Centre for Sustainable Food Systems

In response to the outpouring of support for the UBC Farm, the UBC Board of Governors issued a media release on December 1st, 2009 stating that there would be no market housing on the Farm provided that “the university’s housing, community development and endowment goals could be met through transferring density to other parts of campus.” The Board also called for the striking of a committee to develop an academic plan for South Campus to advance “academically rigorous and globally significant” teaching and research around issues of sustainability.

In the winter of 2009, Cultivating Place was presented to and warmly received by the UBC Board of Governors and Senate.

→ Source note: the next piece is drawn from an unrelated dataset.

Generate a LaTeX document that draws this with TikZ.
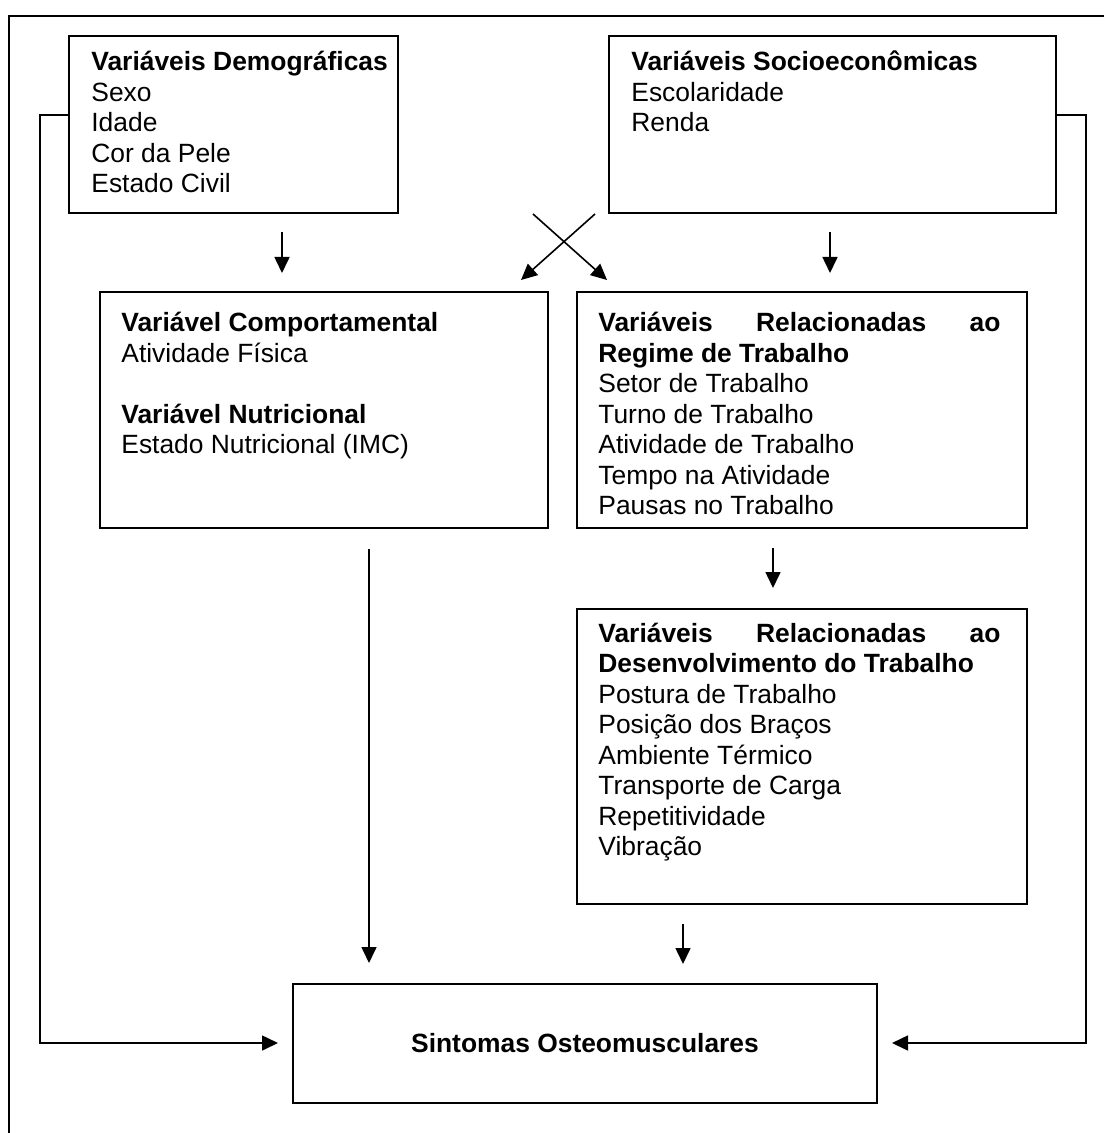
\documentclass[tikz,border=0pt]{standalone}
\usepackage{fontspec}
\setmainfont{Liberation Sans}
\usetikzlibrary{arrows.meta}
\tikzset{
  boxnode/.style={draw, line width=1pt, anchor=north west, inner sep=0pt, outer sep=0pt},
  txt/.style={anchor=base west, inner sep=0pt, font=\fontsize{13.2pt}{15.25pt}\selectfont},
  conn/.style={line width=0.8pt},
  arr/.style={line width=0.8pt, -{Triangle[length=8pt,width=7.5pt]}},
}
\newcommand{\bx}[2]{\parbox[t]{#1}{\raggedright #2}}
\begin{document}
\begin{tikzpicture}[x=0.5pt,y=-0.5pt]
\useasboundingbox (0,0) rectangle (1104,1133);
% outer frame
\draw[line width=0.9pt] (1104,16) -- (9,16) -- (9,1133);
% boxes
\node[boxnode, minimum width=164.5pt, minimum height=88.5pt] (demo) at (69,36) {};
\node[boxnode, minimum width=223.5pt, minimum height=88.5pt] (socio) at (609,36) {};
\node[boxnode, minimum width=224pt, minimum height=118pt] (comp) at (100,292) {};
\node[boxnode, minimum width=225pt, minimum height=118pt] (regime) at (577,292) {};
\node[boxnode, minimum width=225pt, minimum height=147.5pt] (desenv) at (577,609) {};
\node[boxnode, minimum width=292pt, minimum height=59.5pt] (sint) at (293,984) {};
% texts
\node[txt] (demotxt) at (91,71) {\bx{200pt}{\textbf{Variáveis Demográficas}\\Sexo\\Idade\\Cor da Pele\\Estado Civil}};
\node[txt] (sociotxt) at (631,71) {\bx{210pt}{\textbf{Variáveis Socioeconômicas}\\Escolaridade\\Renda}};
\node[txt] (comptxt) at (121,332) {\bx{210pt}{\textbf{Variável Comportamental}\\Atividade Física\\[15.25pt]\textbf{Variável Nutricional}\\Estado Nutricional (IMC)}};
\node[txt] (regimetxt) at (598,332) {\bx{201pt}{\makebox[201pt][s]{\textbf{Variáveis\hfill Relacionadas\hfill ao}}\\\textbf{Regime de Trabalho}\\Setor de Trabalho\\Turno de Trabalho\\Atividade de Trabalho\\Tempo na Atividade\\Pausas no Trabalho}};
\node[txt] (desenvtxt) at (598,642) {\bx{201pt}{\makebox[201pt][s]{\textbf{Variáveis\hfill Relacionadas\hfill ao}}\\\textbf{Desenvolvimento do Trabalho}\\Postura de Trabalho\\Posição dos Braços\\Ambiente Térmico\\Transporte de Carga\\Repetitividade\\Vibração}};
\node[txt, anchor=base] (sinttxt) at (585,1052) {\textbf{Sintomas Osteomusculares}};
% connector endpoints
\coordinate (demoL) at (69,115);
\coordinate (socioR) at (1056,115);
\coordinate (sintL) at (278,1043);
\coordinate (sintR) at (892,1043);
\coordinate (a1s) at (282,232); \coordinate (a1e) at (282,273);
\coordinate (a2s) at (830,232); \coordinate (a2e) at (830,273);
\coordinate (x1s) at (533,214); \coordinate (x1e) at (607,280);
\coordinate (x2s) at (595,214); \coordinate (x2e) at (521,280);
\coordinate (a3s) at (369,549); \coordinate (a3e) at (369,963);
\coordinate (a4s) at (773,548); \coordinate (a4e) at (773,588);
\coordinate (a5s) at (683,924); \coordinate (a5e) at (683,964);
% connectors
\draw[arr] (demoL) -- (40,115) -- (40,1043) -- (sintL);
\draw[arr] (socioR) -- (1086,115) -- (1086,1043) -- (sintR);
\draw[arr] (a1s) -- (a1e);
\draw[arr] (a2s) -- (a2e);
\draw[arr] (x1s) -- (x1e);
\draw[arr] (x2s) -- (x2e);
\draw[arr] (a3s) -- (a3e);
\draw[arr] (a4s) -- (a4e);
\draw[arr] (a5s) -- (a5e);
\end{tikzpicture}
\end{document}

Developed by numerous stakeholders, including Friends of the Farm, this academic plan was to serve as a visionary plan and guiding document for applied sustainability on South Campus.

In 2011, following public consultation, the UBC Farm was re-zoned “Green Academic” in UBC’s Land Use Plan, and the Centre for Sustainable Food Systems was founded to pursue research with global reach. CSFS encompasses the UBC Farm, with a focus on research, teaching and learning that aims to understand and fundamentally transform local and global food systems towards a more sustainable, food secure future.

In 2023, a new academic Centre was created at UBC: the Indigenous Land-Based Education, Research and Wellness at xʷc̓ic̓əsəm Garden. This Centre is the culmination of many years of commitment, hard work and vision of Dr. Eduardo Jovel, Indigenous faculty, staff and students as well as allies, to develop a sacred, safe space on campus to support and advance Indigenous land-based cultural practices and pedagogies. We at the CSFS are honoured to be sharing land at the UBC Farm with this new Centre and look forward to supporting their work.

In 2024, the CSFS launched a new 5-year strategic plan focusing our actions to help decolonize our food system and have positive impacts on local to global food security, biodiversity, and the climate crisis.